Single‐Site Molecular Ruthenium(II) Water‐Oxidation Catalysts Grafted into a Polymer‐Modified Surface for Improved Stability and Efficiency

Abstract

AbstractWater‐oxidation is a mechanistic bottleneck in artificial photosynthesis that is critical for achieving sustainable energy‐to‐fuel conversion. Grafting molecular water‐oxidation catalyst assemblies on the surface of a polymer can engender better stability and higher efficiency. Herein, we present a hybrid construct which consists of a molecular single‐site RuCat1 encapsulated into a UV cross‐linked polymer assembly on an F‐doped tin oxide (FTO). Incorporation of high‐density surface‐binding sites (COO− groups) resulted in a high surface loading of the RuCat1 and surface stability as shown from ATR‐FTIR, UV‐vis and cyclic voltammetry data.

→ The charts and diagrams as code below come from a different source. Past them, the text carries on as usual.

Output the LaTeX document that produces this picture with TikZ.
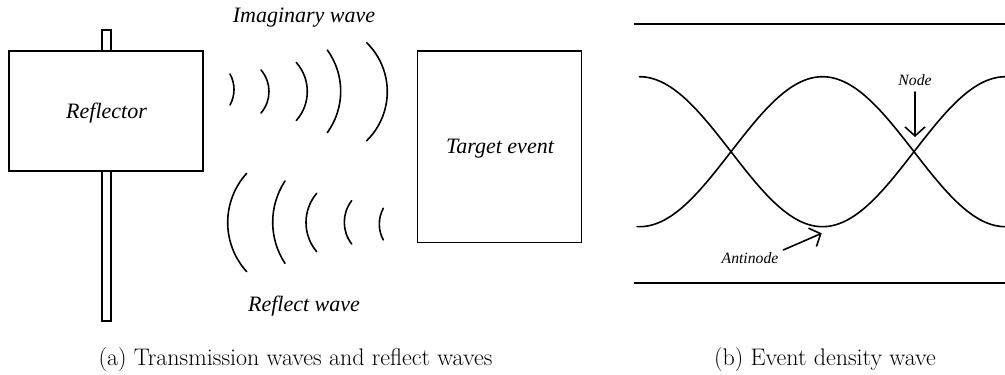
\documentclass[tikz,border=0pt]{standalone}
\usepackage{fontspec}
\newfontfamily\tnr{Liberation Serif}
\usetikzlibrary{arrows.meta}
\tikzset{
  stroke/.style={line width=1.6pt, line cap=round},
  lbl/.style={font=\tnr\itshape\fontsize{22}{26}\selectfont, inner sep=0pt, anchor=base},
  smalllbl/.style={font=\tnr\itshape\fontsize{15.7}{18}\selectfont, inner sep=0pt, anchor=base},
  captxt/.style={font=\fontsize{24}{28}\selectfont, inner sep=0pt, anchor=base},
  barb/.style={-{Straight Barb[length=9pt,width=20pt,line width=1.6pt]}},
}
\newcommand{\rarc}[4]{% ")" arc: centre x, centre y, radius, half angle
  \draw[stroke] ([shift={(-#4:#3)}]#1,#2) arc[start angle=-#4, end angle=#4, radius=#3];}
\newcommand{\larc}[4]{% "(" arc
  \draw[stroke] ([shift={(180+#4:#3)}]#1,#2) arc[start angle=180+#4, end angle=180-#4, radius=#3];}
\begin{document}
\begin{tikzpicture}[x=1pt,y=-1pt]
\useasboundingbox[fill=white] (0,0) rectangle (1005,375);
% ---------- (a) ----------
\draw[stroke, line cap=butt] (102,30) rectangle (111,321);
\node[stroke, draw, fill=white, minimum width=194pt, minimum height=120pt, inner sep=0pt] (refl) at (106,111) {};
\node[lbl] (refltxt) at (106.5,118.3) {Reflector};
\node[stroke, draw, minimum width=164pt, minimum height=191.5pt, inner sep=0pt] (target) at (499.5,146.8) {};
\node[lbl] (targettxt) at (500,153.3) {Target event};
\node[lbl] (imag) at (304,22.7) {Imaginary wave};
\node[lbl] (reflw) at (304,311.7) {Reflect wave};
% imaginary waves
\rarc{202}{89.5}{32}{29}
\rarc{236.1}{91.5}{32.9}{40.8}
\rarc{263.6}{91.5}{43.7}{41.6}
\rarc{270.3}{91.3}{70.4}{35.9}
\rarc{318.7}{91.7}{68.6}{45.6}
% reflect waves
\larc{300.9}{222.5}{73.2}{42.2}
\larc{347.8}{222.2}{75.1}{33.3}
\larc{351.2}{222.5}{45.2}{40.2}
\larc{379.8}{222.3}{35.5}{37.7}
\larc{412.5}{224.1}{33.2}{28.4}
\node[captxt] (capa) at (295.5,365) {(a) Transmission waves and reflect waves};
% ---------- (b) ----------
\coordinate (tl) at (634,24);
\coordinate (tr) at (1005,24);
\coordinate (bl) at (634,283);
\coordinate (br) at (1005,283);
\draw[stroke, line cap=butt] (tl) -- (tr);
\draw[stroke, line cap=butt] (bl) -- (br);
\draw[stroke] plot[domain=639.5:1005, samples=120, smooth] (\x, {151.7 - 75*cos((\x-639.5)/183*180)});
\draw[stroke] plot[domain=637:1005, samples=120, smooth] (\x, {151.7 + 75*cos((\x-639.5)/183*180)});
\node[smalllbl] (nodelbl) at (915,85) {Node};
\coordinate (nodetail) at (915,92);
\coordinate (nodetip) at (915,137);
\draw[stroke, barb] (nodetail) -- (nodetip);
\node[smalllbl] (antilbl) at (750,263.3) {Antinode};
\coordinate (antitail) at (783.3,250);
\coordinate (antitip) at (821.7,233.3);
\draw[stroke, barb] (antitail) -- (antitip);
\node[captxt] (capb) at (825,365) {(b) Event density wave};
\end{tikzpicture}
\end{document}
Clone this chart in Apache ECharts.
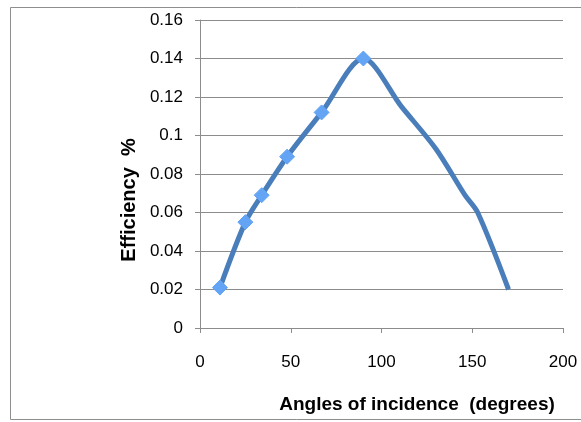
<!DOCTYPE html>
<html>
<head>
<meta charset="utf-8">
<script src="https://cdn.jsdelivr.net/npm/echarts@6/dist/echarts.min.js"></script>
<style>
html,body{margin:0;padding:0;background:#fff;}
#chart{width:581px;height:422px;}
</style>
</head>
<body>
<div id="chart"></div>
<script>
// Data
const angles = [11, 25, 34, 48, 67, 90, 111, 130, 146, 153, 170];
const efficiency = [0.021, 0.055, 0.069, 0.089, 0.112, 0.140, 0.115, 0.093, 0.069, 0.060, 0.020];
const markedCount = 6; // first points carry diamond markers
const xTicks = [0, 50, 100, 150, 200];
const yTicks = [0, 0.02, 0.04, 0.06, 0.08, 0.1, 0.12, 0.14, 0.16];
const xTitle = 'Angles of incidence  (degrees)';
const yTitle = 'Efficiency  %';

const FONT = "'Liberation Sans', Arial, sans-serif";
const seriesData = angles.map((a, i) => ({
  value: [a, efficiency[i]],
  symbol: i < markedCount ? 'diamond' : 'none'
}));

const chart = echarts.init(document.getElementById('chart'), null, {renderer: 'canvas'});
chart.setOption({
  animation: false,
  backgroundColor: '#fff',
  graphic: [{
    type: 'rect',
    shape: {x: 10.5, y: 7.5, width: 600, height: 412},
    style: {fill: 'none', stroke: '#8e8e8e', lineWidth: 1},
    silent: true, z: -1
  }],
  grid: {left: 200, right: 18, top: 20, bottom: 94, containLabel: false},
  xAxis: {
    type: 'value',
    min: xTicks[0], max: xTicks[xTicks.length - 1], interval: 50,
    name: xTitle,
    nameLocation: 'middle',
    nameGap: 67,
    nameTextStyle: {fontFamily: FONT, fontWeight: 'bold', fontSize: 19, color: '#000', padding: [0, 0, 0, 71]},
    axisLine: {show: true, lineStyle: {color: '#8c8c8c', width: 1}},
    axisTick: {show: true, inside: false, length: 5, lineStyle: {color: '#8c8c8c'}},
    axisLabel: {fontFamily: FONT, fontSize: 17, color: '#000', margin: 26},
    splitLine: {show: false}
  },
  yAxis: {
    type: 'value',
    min: yTicks[0], max: yTicks[yTicks.length - 1], interval: 0.02,
    name: yTitle,
    nameLocation: 'middle',
    nameGap: 58,
    nameRotate: 90,
    nameTextStyle: {fontFamily: FONT, fontWeight: 'bold', fontSize: 20, color: '#000', padding: [0, 52, 0, 0]},
    axisLine: {show: true, lineStyle: {color: '#8c8c8c', width: 1}},
    axisTick: {show: true, inside: false, length: 5, lineStyle: {color: '#8c8c8c'}},
    axisLabel: {fontFamily: FONT, fontSize: 17, color: '#000', margin: 17,
      formatter: v => String(+v.toFixed(2))},
    splitLine: {show: true, lineStyle: {color: '#8c8c8c', width: 1}}
  },
  series: [{
    type: 'line',
    data: seriesData,
    smooth: 0.3,
    lineStyle: {color: '#4a7ebb', width: 5},
    itemStyle: {color: '#63a4f5', borderColor: '#63a4f5', borderWidth: 1},
    symbolSize: 15,
    showSymbol: true
  }]
});
</script>
</body>
</html>
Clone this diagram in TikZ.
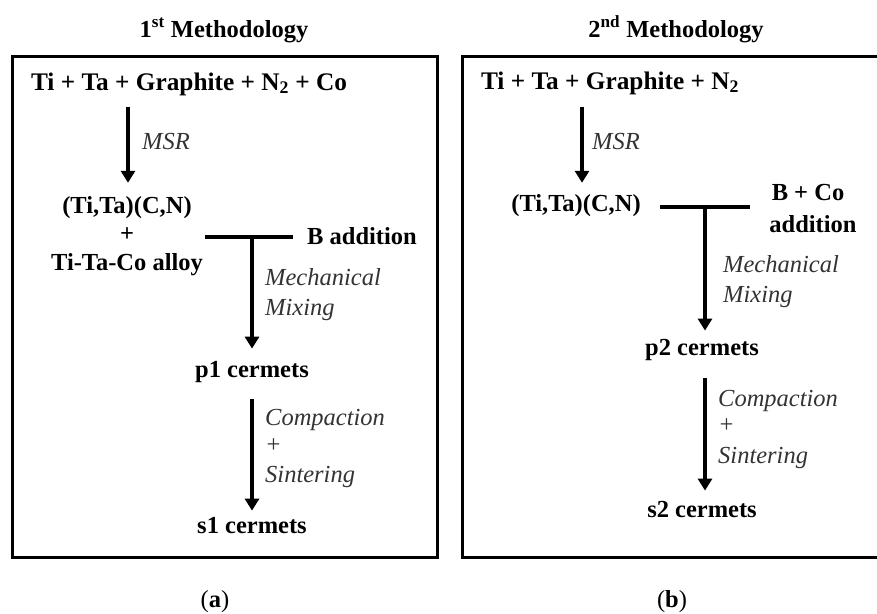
\documentclass[tikz,border=0pt]{standalone}
\usepackage{fontspec}
\setmainfont{Liberation Serif}
\usetikzlibrary{arrows.meta}
\tikzset{
  x=1pt, y=-1pt,
  bt/.style={font=\fontsize{24.5}{27}\selectfont\bfseries, inner sep=0pt, anchor=base, text=black},
  srct/.style={font=\fontsize{25.3}{27}\selectfont\bfseries, inner sep=0pt, anchor=base, text=black},
  it/.style={font=\fontsize{24.5}{27}\selectfont\itshape, inner sep=0pt, anchor=base west, text=black!80},
  frame/.style={line width=3pt, black},
  arr/.style={line width=3.2pt, -{Triangle[width=14pt,length=12pt]}},
  tbar/.style={line width=3.5pt},
}
\begin{document}
\begin{tikzpicture}
\useasboundingbox (0,0) rectangle (877,613);
% frames
\draw[frame] (12,56) rectangle (437,557);
\draw[frame] (880,56) -- (462,56) -- (462,557) -- (880,557);

% titles
\node[bt] (t1) at (224,37) {1\textsuperscript{st} Methodology};
\node[bt] (t2) at (676,37) {2\textsuperscript{nd} Methodology};

% ===== left =====
\node[srct] (srcL) at (189,90) {Ti + Ta + Graphite + N\textsubscript{2} + Co};
\node[bt] (ticnL) at (127,213) {(Ti,Ta)(C,N)};
\node[bt] (plusL) at (127,241) {+};
\node[bt] (alloyL) at (127,270) {Ti-Ta-Co alloy};
\node[bt, anchor=base west] (baddL) at (307,244) {B addition};
\node[bt] (p1) at (252,377) {p1 cermets};
\node[bt] (s1) at (252,533) {s1 cermets};
\node[it] (msrL) at (142,149) {MSR};
\node[it] (mechL) at (265,285) {Mechanical};
\node[it] (mixL) at (265,315) {Mixing};
\node[it] (compL) at (265,425) {Compaction};
\node[it] (cplusL) at (265,452) {+};
\node[it] (sintL) at (265,482) {Sintering};
\coordinate (jL) at (252,237);

\draw[arr] ([xshift=1pt,yshift=-11pt]srcL.south -| ticnL) -- ([xshift=1pt,yshift=13pt]ticnL.north);
\draw[tbar] ([xshift=2pt]jL -| alloyL.east) -- ([xshift=-14pt]jL -| baddL.west);
\draw[arr] (jL) -- ([yshift=12pt]p1.north);
\draw[arr] ([yshift=-17pt]p1.south) -- ([yshift=6pt]s1.north);

% ===== right =====
\node[srct] (srcR) at (610,89) {Ti + Ta + Graphite + N\textsubscript{2}};
\node[bt] (ticnR) at (576,211) {(Ti,Ta)(C,N)};
\node[bt] (bcoR) at (808,200) {B + Co};
\node[bt] (addR) at (813,232) {addition};
\node[bt] (p2) at (702,355) {p2 cermets};
\node[bt] (s2) at (702,517) {s2 cermets};
\node[it] (msrR) at (592,149) {MSR};
\node[it] (mechR) at (723,272) {Mechanical};
\node[it] (mixR) at (723,302) {Mixing};
\node[it] (compR) at (718,406) {Compaction};
\node[it] (cplusR) at (718,432) {+};
\node[it] (sintR) at (718,463) {Sintering};
\coordinate (jR) at (705,207);

\draw[arr] ([xshift=6pt,yshift=-12pt]srcR.south -| ticnR) -- ([xshift=6pt,yshift=11pt]ticnR.north);
\draw[tbar] ([xshift=19pt]jR -| ticnR.east) -- ([xshift=-22pt]jR -| bcoR.west);
\draw[arr] (jR) -- ([yshift=8pt]p2.north -| jR);
\draw[arr] ([yshift=-18pt]p2.south -| jR) -- ([yshift=10pt]s2.north -| jR);

% captions
\node[font=\fontsize{24.5}{27}\selectfont, inner sep=0pt, anchor=base] (capa) at (215,607) {(\textbf{a})};
\node[font=\fontsize{24.5}{27}\selectfont, inner sep=0pt, anchor=base] (capb) at (672,607) {(\textbf{b})};
\end{tikzpicture}
\end{document}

Furthermore, we found that the grafted RuCat1 into the polymer brush layers promotes pH‐dependent electrocatalytic water‐oxidation with a turnover frequency of 0.45 s−1 and an estimated 88 % faradaic efficiency during control potential electrolysis at pH 8.5. The general applicability of this approach is illustrated by screening a series of molecular single‐site catalysts which points to the importance of electrostatic interactions as well as hydrogen bonding in the functionalization of the electrode.